Although it’s been open for just a month or so, Bistrot Bruno Loubet is already being talked about by foodies and critics as the restaurant opening of the year.
It’s perfect for the moment being relatively inexpensive, boasting a wine list with plenty of unusual bottles in the twenties and with the right complexion to its service – quiet and unassuming rather than embarrassingly toadying.
The tricky ground level space of the Zetter Hotel in which it’s housed has been refurbed in a relaxed mélange of modernist and country style, breaking up the former hard lines of a room that used to feel overly people watchery (and, lets face it, the people often weren’t up to it.)
The ultimate draw of course though is Bruno himself who’s producing dishes that are clever without being self-consciously showy. It’s all done so effortlessly it’s easy to forget you’re actually in the presence of proper old skool greatness.

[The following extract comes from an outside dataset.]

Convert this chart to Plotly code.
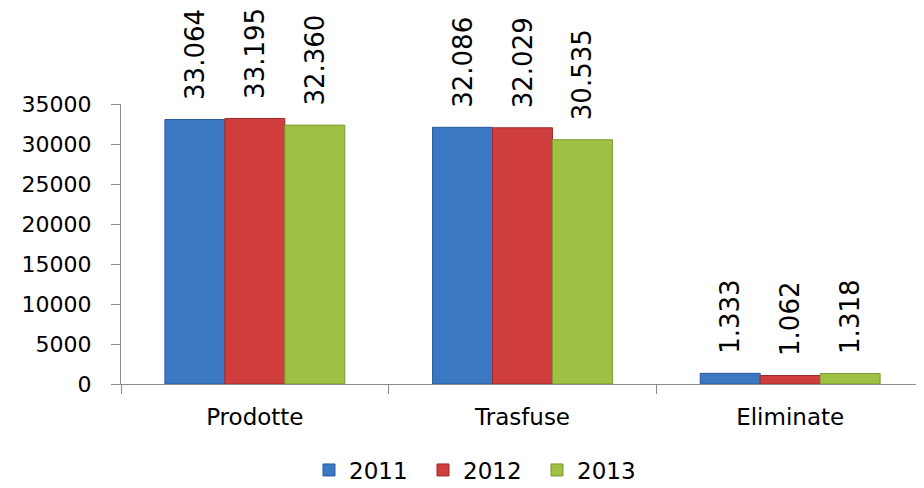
import plotly.graph_objects as go

categories = ["Prodotte", "Trasfuse", "Eliminate"]
years = ["2011", "2012", "2013"]
values_2011 = [33064, 32086, 1333]
values_2012 = [33195, 32029, 1062]
values_2013 = [32360, 30535, 1318]
y_ticks = [0, 5000, 10000, 15000, 20000, 25000, 30000, 35000]

series = [values_2011, values_2012, values_2013]
fills = ["#3b78c4", "#cf3d3d", "#a0c044"]
edges = ["#2b5c9c", "#9e2c2c", "#7d9733"]

FONT = "Verdana, DejaVu Sans, sans-serif"

fig = go.Figure()
for name, vals, fc, ec in zip(years, series, fills, edges):
    fig.add_trace(go.Bar(
        name=name, x=categories, y=vals,
        marker=dict(color=fc, line=dict(color=ec, width=1)),
        texttemplate="\u00a0\u00a0%{y:,}",
        textposition="outside",
        textangle=-90,
        constraintext="none",
        cliponaxis=False,
        textfont=dict(family=FONT, size=26, color="#000000"),
    ))

# the page body adds an 8px offset, so the figure is sized to fit the window
fig.update_layout(
    width=916, height=480,
    separators=",.",
    barmode="group",
    bargap=0.328,
    bargroupgap=0,
    plot_bgcolor="white",
    paper_bgcolor="white",
    margin=dict(l=113, r=0, t=96, b=104),
    font=dict(family=FONT, size=22, color="#000000"),
    showlegend=True,
    legend=dict(
        orientation="h",
        xref="container", x=0.3286, xanchor="left",
        yref="container", y=0.0375, yanchor="middle",
        font=dict(family=FONT, size=23),
        entrywidth=69, entrywidthmode="pixels",
        itemclick=False,
    ),
)
fig.update_xaxes(
    showline=True, linecolor="#8c8c8c", linewidth=1,
    ticks="outside", tickson="boundaries", ticklen=9, tickcolor="#8c8c8c",
    ticklabelstandoff=12,
    showgrid=False,
    tickfont=dict(family=FONT, size=23),
)
fig.update_yaxes(
    range=[0, 35000], tickvals=y_ticks, tickformat="d",
    showline=True, linecolor="#8c8c8c", linewidth=1,
    ticks="outside", ticklen=9, tickcolor="#8c8c8c",
    ticklabelstandoff=15,
    showgrid=False, zeroline=False,
    tickfont=dict(family=FONT, size=22),
)

fig.write_html("out.html")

Bordeaux-born Bruno was the big star of the 80s and 90s, working at Le Manoir aux Quat’ Saison then gaining his own Michelin Star at Inn On The Park before opening Bistrot Bruno and L’Odeon. Then for some strange reason he legged it to Australia, presumably for a quieter life.
He returned to the UK apparently looking for an out-of-London gastro pub but was talked out of it by the owners of the Zetter. The menu is French brasserie style but with subtle innovations and it’s this mix of novelty and tradition that’s so nicely packaged and presented here.
A starter of Mauricette snails and meatballs with snails (apparently a reinvention of his mum’s favourite dish) was done without theatre or fuss. The wood pigeon main in a quinoa and giblet sauce main (in which floated tiny florets of cauliflower) was unfashionably rich for modern tastes and all the better for it. A pasta of ravioli meanwhile was almost transparent and the millefeuille (we were feeling greedy) nicely chewy with a beautiful scent of orange and apple.
Like The Modern Pantry 100 yards or so away, it’s essentially an unpretentious but Michelin star quality neighbourhood restaurant. It would be easy to dissolve into paroxysms of joy at having Bruno back but we’ll leave that to you when you go. As you really must.